We could not see
Mount Sinai on account of the mist, but made out the place where the
Israelites are said to have crossed the Red Sea, and by four o'clock
the town of Suez lay right ahead. The shores are very barren, not a
blade of grass nor a scrap of vegetation being visible. Nothing is to
be seen save mountain peaks, rocks, stones, and sand. But even this
barren scene has a special beauty of its own, particularly at sunrise
and sunset. The shapes of mountain and rock are alike striking, the
sharp shadows are lovely, and the contrast of reds, yellows, and
browns, with the bright blue sea and crisp white waves, is very
beautiful. Even when the sun has set, and the rich tints have faded
away, the full moon adds another charm to the landscape.

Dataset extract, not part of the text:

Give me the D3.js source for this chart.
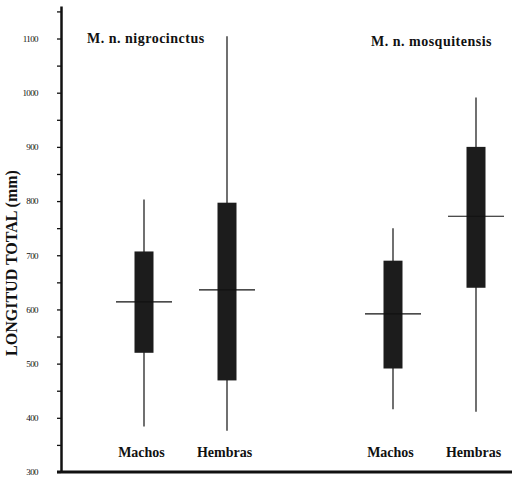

This afternoon, as we were steaming up towards Suez, I had a chat with
Mahomet, one of our Indian firemen, who was fringing a piece of muslin
for a turban. I asked him if it was English. 'No, Missy; no
English--Switzerland; English no good; all gum and sticky stuff; make
fingers dirty; all wash out; leave nothing.' In the South Sea and
Sandwich Islands, and in the Malay Peninsula, the natives make the
same complaints as to the Manchester cottons. At Hongkong some of the
large shops had fifty expensive English ships' compasses on hand; they
were all quite unsaleable owing to the liquid having gone bad, in
consequence of its not having been properly prepared.